┏━━
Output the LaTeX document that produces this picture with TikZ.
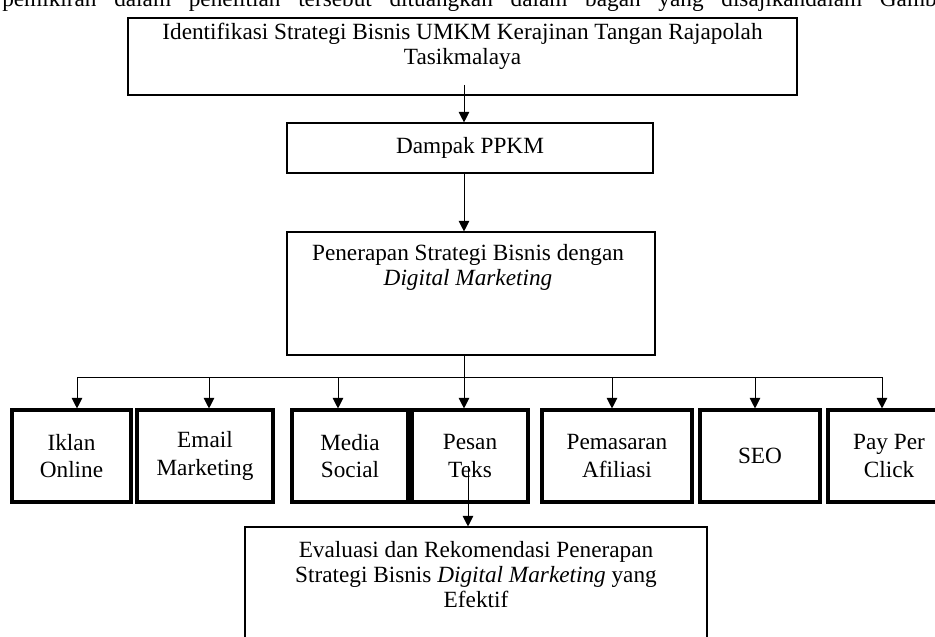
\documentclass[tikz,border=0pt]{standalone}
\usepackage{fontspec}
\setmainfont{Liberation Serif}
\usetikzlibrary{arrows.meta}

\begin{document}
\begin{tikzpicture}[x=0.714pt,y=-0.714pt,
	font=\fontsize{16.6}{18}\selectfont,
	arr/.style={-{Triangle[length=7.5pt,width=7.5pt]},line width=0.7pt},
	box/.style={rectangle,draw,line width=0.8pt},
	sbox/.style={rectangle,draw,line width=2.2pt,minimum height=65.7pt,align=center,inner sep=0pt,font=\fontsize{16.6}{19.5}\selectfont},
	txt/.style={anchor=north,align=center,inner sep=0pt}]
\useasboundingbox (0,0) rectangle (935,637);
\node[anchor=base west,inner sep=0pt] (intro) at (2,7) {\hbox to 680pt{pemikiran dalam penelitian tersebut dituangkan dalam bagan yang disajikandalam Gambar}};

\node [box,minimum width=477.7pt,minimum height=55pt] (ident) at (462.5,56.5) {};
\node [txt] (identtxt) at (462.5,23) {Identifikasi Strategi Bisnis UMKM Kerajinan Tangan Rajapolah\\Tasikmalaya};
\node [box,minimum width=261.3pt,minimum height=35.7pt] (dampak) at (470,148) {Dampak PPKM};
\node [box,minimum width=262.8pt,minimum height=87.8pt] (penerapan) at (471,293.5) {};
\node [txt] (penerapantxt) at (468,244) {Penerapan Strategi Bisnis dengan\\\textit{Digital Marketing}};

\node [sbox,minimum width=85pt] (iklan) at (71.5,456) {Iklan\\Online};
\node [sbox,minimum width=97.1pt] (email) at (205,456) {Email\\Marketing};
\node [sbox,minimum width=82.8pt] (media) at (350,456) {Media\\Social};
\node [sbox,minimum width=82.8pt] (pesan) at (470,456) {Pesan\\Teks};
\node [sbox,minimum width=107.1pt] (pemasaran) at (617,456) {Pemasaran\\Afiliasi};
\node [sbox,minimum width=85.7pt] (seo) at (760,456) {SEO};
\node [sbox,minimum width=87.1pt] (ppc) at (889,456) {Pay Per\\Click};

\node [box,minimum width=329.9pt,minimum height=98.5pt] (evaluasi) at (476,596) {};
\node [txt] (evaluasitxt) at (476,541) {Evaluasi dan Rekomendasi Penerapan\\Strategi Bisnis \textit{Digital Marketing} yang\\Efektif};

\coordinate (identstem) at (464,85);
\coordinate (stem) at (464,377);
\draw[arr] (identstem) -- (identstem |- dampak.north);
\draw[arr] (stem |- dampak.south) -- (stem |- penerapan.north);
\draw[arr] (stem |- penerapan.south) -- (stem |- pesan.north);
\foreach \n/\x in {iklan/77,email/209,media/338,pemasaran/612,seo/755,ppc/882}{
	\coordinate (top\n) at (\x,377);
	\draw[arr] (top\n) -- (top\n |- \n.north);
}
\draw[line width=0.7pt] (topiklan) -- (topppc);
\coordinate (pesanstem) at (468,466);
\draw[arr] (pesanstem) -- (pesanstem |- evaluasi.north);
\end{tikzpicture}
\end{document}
┗━━
• [Exercise prompt] Print out the lines exactly, skipping any picture.

• [Expected output]
Output the LaTeX document that produces this picture with TikZ.
\documentclass[tikz,border=0pt]{standalone}
\usepackage{fontspec}
\setmainfont{Liberation Serif}
\usetikzlibrary{arrows.meta}

\begin{document}
\begin{tikzpicture}[x=0.714pt,y=-0.714pt,
	font=\fontsize{16.6}{18}\selectfont,
	arr/.style={-{Triangle[length=7.5pt,width=7.5pt]},line width=0.7pt},
	box/.style={rectangle,draw,line width=0.8pt},
	sbox/.style={rectangle,draw,line width=2.2pt,minimum height=65.7pt,align=center,inner sep=0pt,font=\fontsize{16.6}{19.5}\selectfont},
	txt/.style={anchor=north,align=center,inner sep=0pt}]
\useasboundingbox (0,0) rectangle (935,637);
\node[anchor=base west,inner sep=0pt] (intro) at (2,7) {\hbox to 680pt{pemikiran dalam penelitian tersebut dituangkan dalam bagan yang disajikandalam Gambar}};

\node [box,minimum width=477.7pt,minimum height=55pt] (ident) at (462.5,56.5) {};
\node [txt] (identtxt) at (462.5,23) {Identifikasi Strategi Bisnis UMKM Kerajinan Tangan Rajapolah\\Tasikmalaya};
\node [box,minimum width=261.3pt,minimum height=35.7pt] (dampak) at (470,148) {Dampak PPKM};
\node [box,minimum width=262.8pt,minimum height=87.8pt] (penerapan) at (471,293.5) {};
\node [txt] (penerapantxt) at (468,244) {Penerapan Strategi Bisnis dengan\\\textit{Digital Marketing}};

\node [sbox,minimum width=85pt] (iklan) at (71.5,456) {Iklan\\Online};
\node [sbox,minimum width=97.1pt] (email) at (205,456) {Email\\Marketing};
\node [sbox,minimum width=82.8pt] (media) at (350,456) {Media\\Social};
\node [sbox,minimum width=82.8pt] (pesan) at (470,456) {Pesan\\Teks};
\node [sbox,minimum width=107.1pt] (pemasaran) at (617,456) {Pemasaran\\Afiliasi};
\node [sbox,minimum width=85.7pt] (seo) at (760,456) {SEO};
\node [sbox,minimum width=87.1pt] (ppc) at (889,456) {Pay Per\\Click};

\node [box,minimum width=329.9pt,minimum height=98.5pt] (evaluasi) at (476,596) {};
\node [txt] (evaluasitxt) at (476,541) {Evaluasi dan Rekomendasi Penerapan\\Strategi Bisnis \textit{Digital Marketing} yang\\Efektif};

\coordinate (identstem) at (464,85);
\coordinate (stem) at (464,377);
\draw[arr] (identstem) -- (identstem |- dampak.north);
\draw[arr] (stem |- dampak.south) -- (stem |- penerapan.north);
\draw[arr] (stem |- penerapan.south) -- (stem |- pesan.north);
\foreach \n/\x in {iklan/77,email/209,media/338,pemasaran/612,seo/755,ppc/882}{
	\coordinate (top\n) at (\x,377);
	\draw[arr] (top\n) -- (top\n |- \n.north);
}
\draw[line width=0.7pt] (topiklan) -- (topppc);
\coordinate (pesanstem) at (468,466);
\draw[arr] (pesanstem) -- (pesanstem |- evaluasi.north);
\end{tikzpicture}
\end{document}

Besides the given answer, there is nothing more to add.